**DIRECTIVE**
Leave out every picture, then output exactly the lines between the ones holding "Reproduce this chart with D3.js." and "45.6, 42.0, 39.2];", inclusive, and nothing beyond them.

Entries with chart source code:

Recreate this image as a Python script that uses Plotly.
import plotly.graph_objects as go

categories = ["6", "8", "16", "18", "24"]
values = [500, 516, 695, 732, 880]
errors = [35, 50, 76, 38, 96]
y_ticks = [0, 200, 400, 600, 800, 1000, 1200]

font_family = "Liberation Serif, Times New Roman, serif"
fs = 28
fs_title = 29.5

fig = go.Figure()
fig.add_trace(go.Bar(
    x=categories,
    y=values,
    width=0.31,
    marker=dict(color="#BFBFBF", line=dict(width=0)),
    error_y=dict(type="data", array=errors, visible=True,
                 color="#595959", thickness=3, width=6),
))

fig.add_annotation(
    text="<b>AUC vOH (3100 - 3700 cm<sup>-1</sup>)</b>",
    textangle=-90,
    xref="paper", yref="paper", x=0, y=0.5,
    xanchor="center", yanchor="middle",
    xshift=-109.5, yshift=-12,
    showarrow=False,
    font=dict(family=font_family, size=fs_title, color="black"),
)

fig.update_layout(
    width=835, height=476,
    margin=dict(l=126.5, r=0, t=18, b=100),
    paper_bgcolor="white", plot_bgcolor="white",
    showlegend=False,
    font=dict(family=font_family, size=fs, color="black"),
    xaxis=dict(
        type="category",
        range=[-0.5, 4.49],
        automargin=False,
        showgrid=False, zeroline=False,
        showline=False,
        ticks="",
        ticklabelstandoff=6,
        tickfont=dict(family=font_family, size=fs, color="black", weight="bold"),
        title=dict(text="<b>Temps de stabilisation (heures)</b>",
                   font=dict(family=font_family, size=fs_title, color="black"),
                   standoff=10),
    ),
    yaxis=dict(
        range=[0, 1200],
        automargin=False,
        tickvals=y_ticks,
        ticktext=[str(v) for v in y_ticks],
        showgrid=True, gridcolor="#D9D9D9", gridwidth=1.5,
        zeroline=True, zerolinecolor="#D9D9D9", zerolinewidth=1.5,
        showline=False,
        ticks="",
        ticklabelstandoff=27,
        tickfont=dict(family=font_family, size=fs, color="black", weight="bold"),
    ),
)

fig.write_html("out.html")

* * *

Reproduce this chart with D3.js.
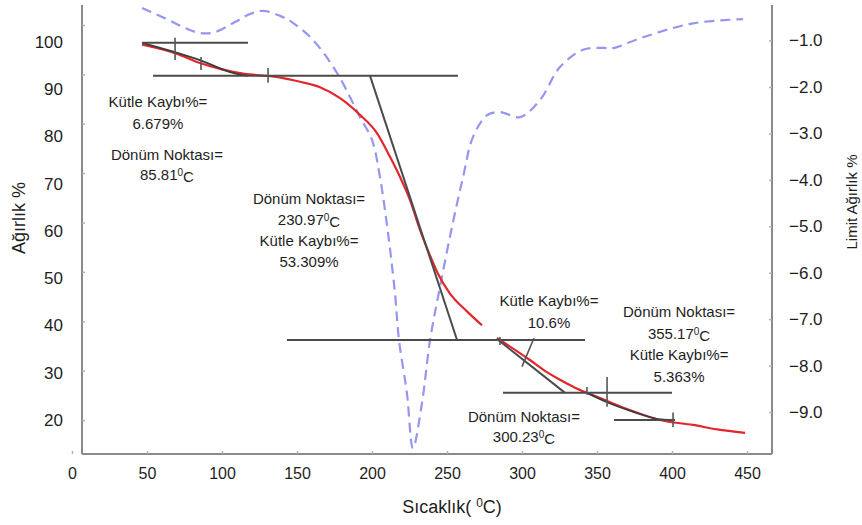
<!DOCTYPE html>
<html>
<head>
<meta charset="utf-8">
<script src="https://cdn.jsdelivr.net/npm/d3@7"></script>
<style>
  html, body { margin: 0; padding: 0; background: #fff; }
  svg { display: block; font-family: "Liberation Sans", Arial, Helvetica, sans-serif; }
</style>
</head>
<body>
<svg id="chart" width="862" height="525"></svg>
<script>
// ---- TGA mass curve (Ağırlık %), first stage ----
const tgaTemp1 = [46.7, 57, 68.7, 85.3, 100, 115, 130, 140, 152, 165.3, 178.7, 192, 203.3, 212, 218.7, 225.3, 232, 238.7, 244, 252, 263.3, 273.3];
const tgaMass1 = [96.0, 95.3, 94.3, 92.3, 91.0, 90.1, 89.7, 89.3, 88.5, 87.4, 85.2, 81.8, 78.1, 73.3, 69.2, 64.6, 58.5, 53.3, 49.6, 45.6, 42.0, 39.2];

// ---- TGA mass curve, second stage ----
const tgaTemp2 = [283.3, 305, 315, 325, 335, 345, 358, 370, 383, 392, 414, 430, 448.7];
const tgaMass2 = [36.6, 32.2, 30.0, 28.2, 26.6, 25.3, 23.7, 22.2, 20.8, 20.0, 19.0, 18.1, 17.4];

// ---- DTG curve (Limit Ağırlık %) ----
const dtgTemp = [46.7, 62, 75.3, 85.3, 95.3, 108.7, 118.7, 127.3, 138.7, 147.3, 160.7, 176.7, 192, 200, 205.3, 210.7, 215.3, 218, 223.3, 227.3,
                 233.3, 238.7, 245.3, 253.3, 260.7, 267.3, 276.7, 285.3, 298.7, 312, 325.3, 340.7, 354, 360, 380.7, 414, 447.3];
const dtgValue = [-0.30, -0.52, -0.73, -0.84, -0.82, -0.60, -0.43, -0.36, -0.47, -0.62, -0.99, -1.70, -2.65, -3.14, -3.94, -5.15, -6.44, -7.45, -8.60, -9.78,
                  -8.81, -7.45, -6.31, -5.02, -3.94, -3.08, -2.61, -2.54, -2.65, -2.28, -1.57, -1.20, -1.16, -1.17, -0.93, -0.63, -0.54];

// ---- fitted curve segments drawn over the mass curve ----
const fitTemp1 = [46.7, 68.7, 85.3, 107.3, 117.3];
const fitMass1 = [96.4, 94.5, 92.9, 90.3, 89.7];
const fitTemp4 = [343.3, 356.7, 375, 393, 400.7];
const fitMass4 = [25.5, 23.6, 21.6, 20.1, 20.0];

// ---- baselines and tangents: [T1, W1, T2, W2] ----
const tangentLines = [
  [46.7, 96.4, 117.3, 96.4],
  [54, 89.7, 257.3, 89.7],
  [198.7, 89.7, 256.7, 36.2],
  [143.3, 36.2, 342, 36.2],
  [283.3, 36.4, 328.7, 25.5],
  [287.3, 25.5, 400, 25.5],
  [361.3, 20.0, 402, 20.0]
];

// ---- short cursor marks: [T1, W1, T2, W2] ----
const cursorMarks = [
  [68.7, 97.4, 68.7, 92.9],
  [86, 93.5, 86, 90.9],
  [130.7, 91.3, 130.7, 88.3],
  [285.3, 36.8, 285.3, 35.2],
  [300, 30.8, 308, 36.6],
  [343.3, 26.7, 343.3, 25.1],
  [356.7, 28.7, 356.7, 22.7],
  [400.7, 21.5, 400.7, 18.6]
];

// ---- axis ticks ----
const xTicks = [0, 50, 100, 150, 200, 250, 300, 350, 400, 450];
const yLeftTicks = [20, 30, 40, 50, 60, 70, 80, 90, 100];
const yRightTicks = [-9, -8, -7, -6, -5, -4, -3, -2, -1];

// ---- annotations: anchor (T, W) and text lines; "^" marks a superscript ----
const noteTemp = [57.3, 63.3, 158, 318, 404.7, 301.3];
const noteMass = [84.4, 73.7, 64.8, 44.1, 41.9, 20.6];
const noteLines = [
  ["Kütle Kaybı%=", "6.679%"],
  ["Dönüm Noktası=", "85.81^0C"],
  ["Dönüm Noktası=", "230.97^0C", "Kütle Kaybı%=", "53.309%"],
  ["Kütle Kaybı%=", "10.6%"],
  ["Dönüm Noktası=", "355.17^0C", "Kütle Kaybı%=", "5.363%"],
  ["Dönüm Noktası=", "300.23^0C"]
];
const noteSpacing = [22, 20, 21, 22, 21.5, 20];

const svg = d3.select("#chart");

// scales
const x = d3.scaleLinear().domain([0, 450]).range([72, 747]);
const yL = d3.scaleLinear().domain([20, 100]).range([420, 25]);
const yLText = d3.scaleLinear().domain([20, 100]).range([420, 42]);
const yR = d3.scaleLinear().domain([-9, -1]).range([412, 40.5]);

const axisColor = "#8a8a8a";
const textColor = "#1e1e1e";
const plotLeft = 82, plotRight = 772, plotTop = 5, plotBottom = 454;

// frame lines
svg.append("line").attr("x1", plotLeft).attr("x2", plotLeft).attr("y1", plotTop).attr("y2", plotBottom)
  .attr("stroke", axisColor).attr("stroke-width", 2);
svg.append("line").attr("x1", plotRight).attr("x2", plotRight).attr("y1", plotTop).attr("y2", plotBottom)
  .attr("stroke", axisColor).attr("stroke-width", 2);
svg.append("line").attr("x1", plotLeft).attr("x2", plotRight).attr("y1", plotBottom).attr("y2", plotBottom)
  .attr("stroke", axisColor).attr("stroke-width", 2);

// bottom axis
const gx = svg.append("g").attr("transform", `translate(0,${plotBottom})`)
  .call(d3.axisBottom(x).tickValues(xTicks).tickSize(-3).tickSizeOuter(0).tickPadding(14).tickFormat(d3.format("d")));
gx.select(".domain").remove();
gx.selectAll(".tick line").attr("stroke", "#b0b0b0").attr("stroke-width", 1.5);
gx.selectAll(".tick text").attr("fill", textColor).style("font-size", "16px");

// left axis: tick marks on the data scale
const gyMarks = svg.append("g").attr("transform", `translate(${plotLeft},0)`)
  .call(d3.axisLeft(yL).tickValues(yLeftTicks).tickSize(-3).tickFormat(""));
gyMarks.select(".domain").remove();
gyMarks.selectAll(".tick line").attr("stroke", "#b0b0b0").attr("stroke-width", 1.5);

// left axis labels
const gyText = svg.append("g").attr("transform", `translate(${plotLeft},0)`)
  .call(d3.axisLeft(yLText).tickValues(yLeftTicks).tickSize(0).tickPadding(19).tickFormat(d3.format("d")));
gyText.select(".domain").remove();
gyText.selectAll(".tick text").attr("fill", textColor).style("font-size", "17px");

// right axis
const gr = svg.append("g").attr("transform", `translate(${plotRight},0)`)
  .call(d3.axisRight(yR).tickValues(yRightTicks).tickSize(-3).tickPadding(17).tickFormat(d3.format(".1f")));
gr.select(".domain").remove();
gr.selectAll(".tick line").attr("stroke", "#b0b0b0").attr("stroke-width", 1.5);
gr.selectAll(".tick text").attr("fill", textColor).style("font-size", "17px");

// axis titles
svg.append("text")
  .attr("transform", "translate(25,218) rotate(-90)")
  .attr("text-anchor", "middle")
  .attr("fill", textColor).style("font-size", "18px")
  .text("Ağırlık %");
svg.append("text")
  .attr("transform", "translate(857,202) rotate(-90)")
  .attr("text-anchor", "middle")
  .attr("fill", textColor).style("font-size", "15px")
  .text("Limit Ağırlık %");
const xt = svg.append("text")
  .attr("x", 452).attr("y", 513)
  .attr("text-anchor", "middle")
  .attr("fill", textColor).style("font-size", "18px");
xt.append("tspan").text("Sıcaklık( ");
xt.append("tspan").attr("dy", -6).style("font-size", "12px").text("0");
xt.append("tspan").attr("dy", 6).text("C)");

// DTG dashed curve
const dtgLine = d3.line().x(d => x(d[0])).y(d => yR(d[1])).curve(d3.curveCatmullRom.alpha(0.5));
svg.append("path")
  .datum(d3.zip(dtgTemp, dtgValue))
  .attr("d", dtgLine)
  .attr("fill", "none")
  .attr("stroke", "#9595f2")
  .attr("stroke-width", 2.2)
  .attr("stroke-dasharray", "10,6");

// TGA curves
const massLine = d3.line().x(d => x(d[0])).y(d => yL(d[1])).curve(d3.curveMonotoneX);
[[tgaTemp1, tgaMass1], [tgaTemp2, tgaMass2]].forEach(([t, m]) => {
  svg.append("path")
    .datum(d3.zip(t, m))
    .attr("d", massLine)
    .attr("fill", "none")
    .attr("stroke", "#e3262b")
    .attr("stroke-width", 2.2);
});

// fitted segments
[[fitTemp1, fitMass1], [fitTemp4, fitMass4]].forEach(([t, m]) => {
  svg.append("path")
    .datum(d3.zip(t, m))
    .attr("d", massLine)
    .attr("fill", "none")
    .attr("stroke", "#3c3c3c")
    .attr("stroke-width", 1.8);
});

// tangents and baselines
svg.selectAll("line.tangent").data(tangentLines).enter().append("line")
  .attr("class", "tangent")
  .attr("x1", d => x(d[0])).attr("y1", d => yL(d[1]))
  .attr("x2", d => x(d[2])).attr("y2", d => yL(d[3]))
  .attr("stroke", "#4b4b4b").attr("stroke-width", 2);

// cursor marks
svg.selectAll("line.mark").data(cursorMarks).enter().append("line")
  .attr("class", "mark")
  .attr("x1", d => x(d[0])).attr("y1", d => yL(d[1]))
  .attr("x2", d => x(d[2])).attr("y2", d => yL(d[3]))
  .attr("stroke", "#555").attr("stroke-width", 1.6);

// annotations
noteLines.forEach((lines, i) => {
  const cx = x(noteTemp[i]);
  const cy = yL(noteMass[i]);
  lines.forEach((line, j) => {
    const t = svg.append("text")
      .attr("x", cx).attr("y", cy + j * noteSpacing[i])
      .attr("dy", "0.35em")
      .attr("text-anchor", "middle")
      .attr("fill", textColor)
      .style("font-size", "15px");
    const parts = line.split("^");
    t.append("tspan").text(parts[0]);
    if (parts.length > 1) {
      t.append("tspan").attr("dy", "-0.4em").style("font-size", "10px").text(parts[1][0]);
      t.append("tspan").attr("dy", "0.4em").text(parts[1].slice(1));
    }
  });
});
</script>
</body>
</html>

**FULL OUTPUT**
Reproduce this chart with D3.js.
<!DOCTYPE html>
<html>
<head>
<meta charset="utf-8">
<script src="https://cdn.jsdelivr.net/npm/d3@7"></script>
<style>
  html, body { margin: 0; padding: 0; background: #fff; }
  svg { display: block; font-family: "Liberation Sans", Arial, Helvetica, sans-serif; }
</style>
</head>
<body>
<svg id="chart" width="862" height="525"></svg>
<script>
// ---- TGA mass curve (Ağırlık %), first stage ----
const tgaTemp1 = [46.7, 57, 68.7, 85.3, 100, 115, 130, 140, 152, 165.3, 178.7, 192, 203.3, 212, 218.7, 225.3, 232, 238.7, 244, 252, 263.3, 273.3];
const tgaMass1 = [96.0, 95.3, 94.3, 92.3, 91.0, 90.1, 89.7, 89.3, 88.5, 87.4, 85.2, 81.8, 78.1, 73.3, 69.2, 64.6, 58.5, 53.3, 49.6, 45.6, 42.0, 39.2];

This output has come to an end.